Do this: From the records below, print only the part that opens with the line containing "Convert this chart to matplotlib code." and closes with the line containing "r_y = r_x * step_px / px_per_unit"; omit the pictures.

+++++

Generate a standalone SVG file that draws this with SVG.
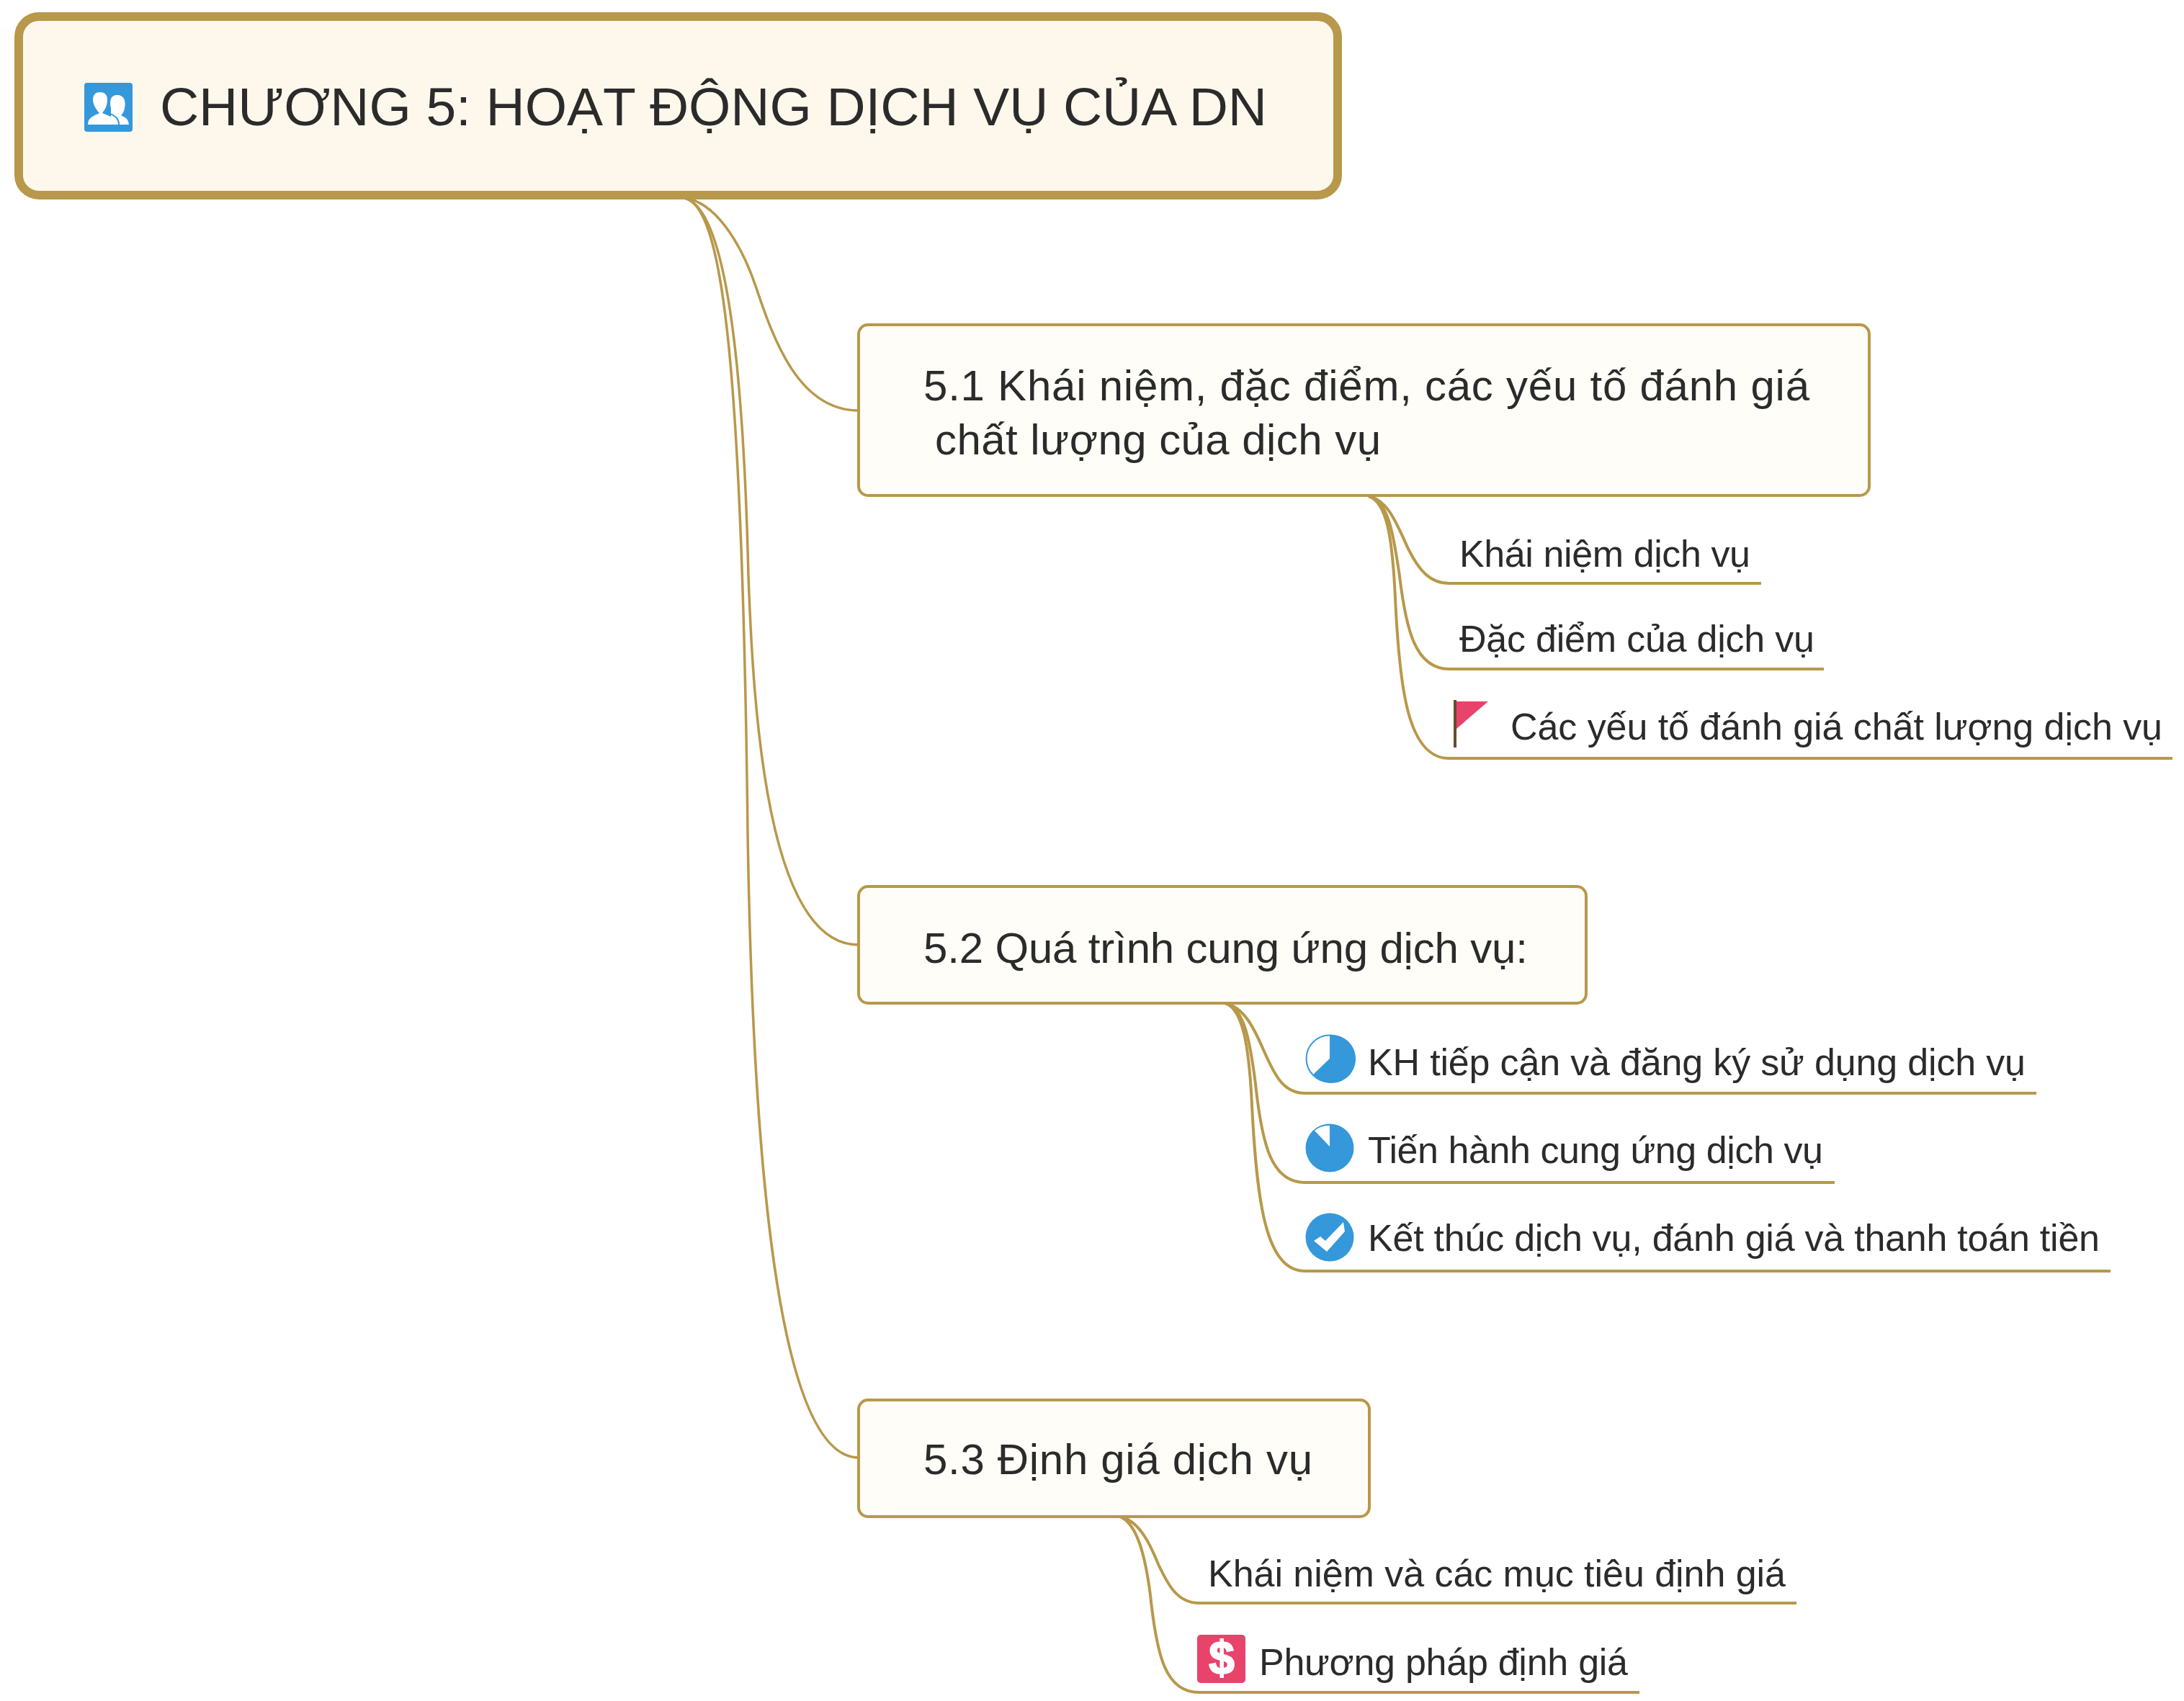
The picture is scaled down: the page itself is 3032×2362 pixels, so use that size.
<svg xmlns="http://www.w3.org/2000/svg" width="3032" height="2362" viewBox="0 0 3032 2362">
<style>
text{font-family:"Liberation Sans",Arial,sans-serif;fill:#2b2b2b}
.r{font-size:75px}.n{font-size:60px}.c{font-size:52px}
.l{fill:none;stroke:#b8984a;stroke-width:3.5}
.u{fill:none;stroke:#b8984a;stroke-width:4}
.b{fill:#fefdf7;stroke:#b8984a;stroke-width:4}
.bl{fill:#3498db}
</style>
<rect width="3032" height="2362" fill="#fff"/>
<g id="connectors">
<path class="l" d="M950 275C992 280 1028 335 1050 400C1075 475 1110 570 1192 570"/>
<path class="l" d="M950 275C995 285 1030 420 1039 800C1046 990 1065 1312 1192 1312"/>
<path class="l" d="M950 275C1000 285 1030 470 1038 1157C1045 1600 1078 2024 1192 2024"/>
<path class="u" d="M1900 689C1928 695 1940 730 1955 762C1970 792 1985 810 2012 810H2445"/>
<path class="u" d="M1900 689C1928 695 1935 745 1943 800C1952 875 1965 929 2012 929H2532"/>
<path class="u" d="M1900 689C1925 697 1933 745 1937 830C1943 960 1955 1053 2012 1053H3016"/>
<path class="u" d="M1701 1393C1728 1399 1742 1430 1755 1460C1770 1494 1782 1518 1812 1518H2827"/>
<path class="u" d="M1701 1393C1728 1399 1736 1450 1743 1505C1752 1590 1765 1642 1812 1642H2547"/>
<path class="u" d="M1701 1393C1725 1401 1734 1450 1738 1535C1745 1670 1757 1765 1812 1765H2930"/>
<path class="u" d="M1552 2105C1580 2110 1595 2140 1608 2172C1622 2202 1635 2226 1665 2226H2494"/>
<path class="u" d="M1552 2105C1578 2112 1590 2160 1597 2215C1606 2300 1618 2350 1665 2350H2276"/>
</g>
<g id="root">
<rect x="26" y="23" width="1831" height="248" rx="28" fill="#fef8ec" stroke="#b8984a" stroke-width="12"/>
<rect x="117" y="115" width="67" height="68" rx="4" class="bl"/>
<path fill="#fff" d="M154 173V150C152 140 153 132 163 132C173 132 175 142 173 150C172 156 170 158 168 160C172 163 178 163 179 173Z"/>
<path fill="#fff" d="M122 173C122 163 130 161 138 157C133 152 129 144 129 139C129 131 133 128 139 128C146 128 149 132 149 139C149 146 146 152 142 157C148 160 160 162 163 173Z"/>
<path fill="none" stroke="#3498db" stroke-width="2" d="M149 156C158 160 165 163 165 173"/>
<text class="r" x="222" y="174" textLength="1537">CHƯƠNG 5: HOẠT ĐỘNG DỊCH VỤ CỦA DN</text>
</g>
<g id="n51">
<rect class="b" x="1192" y="451" width="1403" height="237" rx="13"/>
<text class="n" x="1282" y="556" textLength="1230">5.1 Khái niệm, đặc điểm, các yếu tố đánh giá</text>
<text class="n" x="1298" y="631" textLength="619">chất lượng của dịch vụ</text>
</g>
<g id="n511"><text class="c" x="2026" y="787" textLength="404">Khái niệm dịch vụ</text></g>
<g id="n512"><text class="c" x="2026" y="905" textLength="493">Đặc điểm của dịch vụ</text></g>
<g id="n513">
<path d="M2020 972V1038" stroke="#6b4a2e" stroke-width="4" fill="none"/>
<path d="M2022 974H2066L2022 1012Z" fill="#e8436a"/>
<text class="c" x="2097" y="1027" textLength="905">Các yếu tố đánh giá chất lượng dịch vụ</text>
</g>
<g id="n52">
<rect class="b" x="1192" y="1231" width="1010" height="162" rx="13"/>
<text class="n" x="1282" y="1337" textLength="839">5.2 Quá trình cung ứng dịch vụ:</text>
</g>
<g id="n521">
<circle cx="1846" cy="1470" r="32.5" fill="#fff" stroke="#3498db" stroke-width="2"/>
<path class="bl" d="M1846 1470V1437A33.5 33.5 0 1 1 1823 1492Z"/>
<text class="c" x="1899" y="1493" textLength="913">KH tiếp cận và đăng ký sử dụng dịch vụ</text>
</g>
<g id="n522">
<circle cx="1846" cy="1594" r="33.5" class="bl"/>
<path d="M1846 1563V1592L1825 1570A31 31 0 0 1 1846 1563Z" fill="#fff"/>
<text class="c" x="1899" y="1615" textLength="632">Tiến hành cung ứng dịch vụ</text>
</g>
<g id="n523">
<circle cx="1846" cy="1718" r="33.5" class="bl"/>
<path d="M1824 1723L1842 1738L1867 1710L1865 1697L1840 1723L1833 1717Z" fill="#fff"/>
<text class="c" x="1899" y="1737" textLength="1016">Kết thúc dịch vụ, đánh giá và thanh toán tiền</text>
</g>
<g id="n53">
<rect class="b" x="1192" y="1944" width="709" height="162" rx="13"/>
<text class="n" x="1282" y="2047" textLength="540">5.3 Định giá dịch vụ</text>
</g>
<g id="n531"><text class="c" x="1677" y="2203" textLength="802">Khái niệm và các mục tiêu định giá</text></g>
<g id="n532">
<rect x="1662" y="2270" width="67" height="67" rx="5" fill="#e8436a"/>
<text x="1696" y="2324" font-size="64" font-weight="bold" text-anchor="middle" style="fill:#fff;stroke:#fff;stroke-width:2">$</text>
<text class="c" x="1748" y="2326" textLength="512">Phương pháp định giá</text>
</g>
</svg>
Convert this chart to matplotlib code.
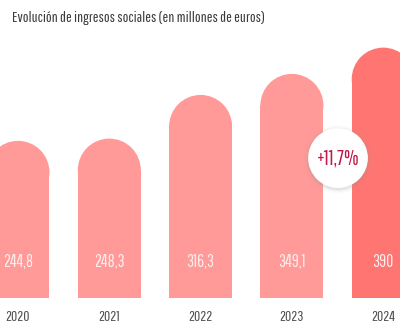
import matplotlib
matplotlib.use("Agg")
import matplotlib.pyplot as plt
from matplotlib.patches import Rectangle, Ellipse

# Datos: ingresos sociales por año (millones de euros)
years = ["2020", "2021", "2022", "2023", "2024"]
values = [244.8, 248.3, 316.3, 349.1, 390]
value_labels = ["244,8", "248,3", "316,3", "349,1", "390"]
growth_label = "+11,7%"

bar_color = "#FF9A98"
last_color = "#FF7572"
label_font = ["Pathway Gothic One", "Oswald", "Antonio",
              "Sofia Sans Extra Condensed", "DejaVu Sans"]

W, H, DPI = 400, 330, 100
fig = plt.figure(figsize=(W / DPI, H / DPI), dpi=DPI)
fig.patch.set_facecolor("white")

# ejes a todo lo ancho; la base de las barras queda a 298 px desde arriba
base_px = 298
ax = fig.add_axes([0, (H - base_px) / H, 1, base_px / H])
px_per_unit = 0.642
step_px = 91.3
first_px = 18
ax.set_xlim(-first_px / step_px, (W - first_px) / step_px)
ax.set_ylim(0, base_px / px_per_unit)
ax.axis("off")

bar_w = 0.69
# radio de la cúpula en unidades de datos (mismo radio en px en x e y)
r_x = bar_w / 2
r_y = r_x * step_px / px_per_unit

for i, (yr, v, lab) in enumerate(zip(years, values, value_labels)):
    col = last_color if i == len(years) - 1 else bar_color
    ax.add_patch(Rectangle((i - bar_w / 2, 0), bar_w, v - r_y,
                           facecolor=col, edgecolor="none"))
    ax.add_patch(Ellipse((i, v - r_y), bar_w, 2 * r_y,
                         facecolor=col, edgecolor="none"))
    ax.text(i, 56, lab, ha="center", va="center", color="#FCEDED",
            fontsize=12.5, family=label_font)
    ax.text(i, -29.5, yr, ha="center", va="center", color="#505050",
            fontsize=11, family=label_font, clip_on=False)

# círculo con la variación del último año, con sombra suave
cx, cy = 3.505, 218
for s, a in [(2400, 0.04), (2200, 0.06), (2050, 0.08), (1950, 0.10)]:
    ax.scatter([cx], [cy - 2], s=s, color="#999999", alpha=a,
               edgecolors="none", zorder=4)
ax.scatter([cx], [cy], s=1850, color="white", edgecolors="none", zorder=5)
ax.text(cx, cy, growth_label, ha="center", va="center", color="#C2184A",
        fontsize=15, fontweight="bold", family=label_font, zorder=6)

fig.text(0.03, 1 - 18 / H, "Evolución de ingresos sociales (en millones de euros)",
         ha="left", va="center", color="#3A3A3A", fontsize=11,
         family=label_font)

fig.savefig("out.png", dpi=DPI, facecolor="white")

+++++

The output:
Convert this chart to matplotlib code.
import matplotlib
matplotlib.use("Agg")
import matplotlib.pyplot as plt
from matplotlib.patches import Rectangle, Ellipse

# Datos: ingresos sociales por año (millones de euros)
years = ["2020", "2021", "2022", "2023", "2024"]
values = [244.8, 248.3, 316.3, 349.1, 390]
value_labels = ["244,8", "248,3", "316,3", "349,1", "390"]
growth_label = "+11,7%"

bar_color = "#FF9A98"
last_color = "#FF7572"
label_font = ["Pathway Gothic One", "Oswald", "Antonio",
              "Sofia Sans Extra Condensed", "DejaVu Sans"]

W, H, DPI = 400, 330, 100
fig = plt.figure(figsize=(W / DPI, H / DPI), dpi=DPI)
fig.patch.set_facecolor("white")

# ejes a todo lo ancho; la base de las barras queda a 298 px desde arriba
base_px = 298
ax = fig.add_axes([0, (H - base_px) / H, 1, base_px / H])
px_per_unit = 0.642
step_px = 91.3
first_px = 18
ax.set_xlim(-first_px / step_px, (W - first_px) / step_px)
ax.set_ylim(0, base_px / px_per_unit)
ax.axis("off")

bar_w = 0.69
# radio de la cúpula en unidades de datos (mismo radio en px en x e y)
r_x = bar_w / 2
r_y = r_x * step_px / px_per_unit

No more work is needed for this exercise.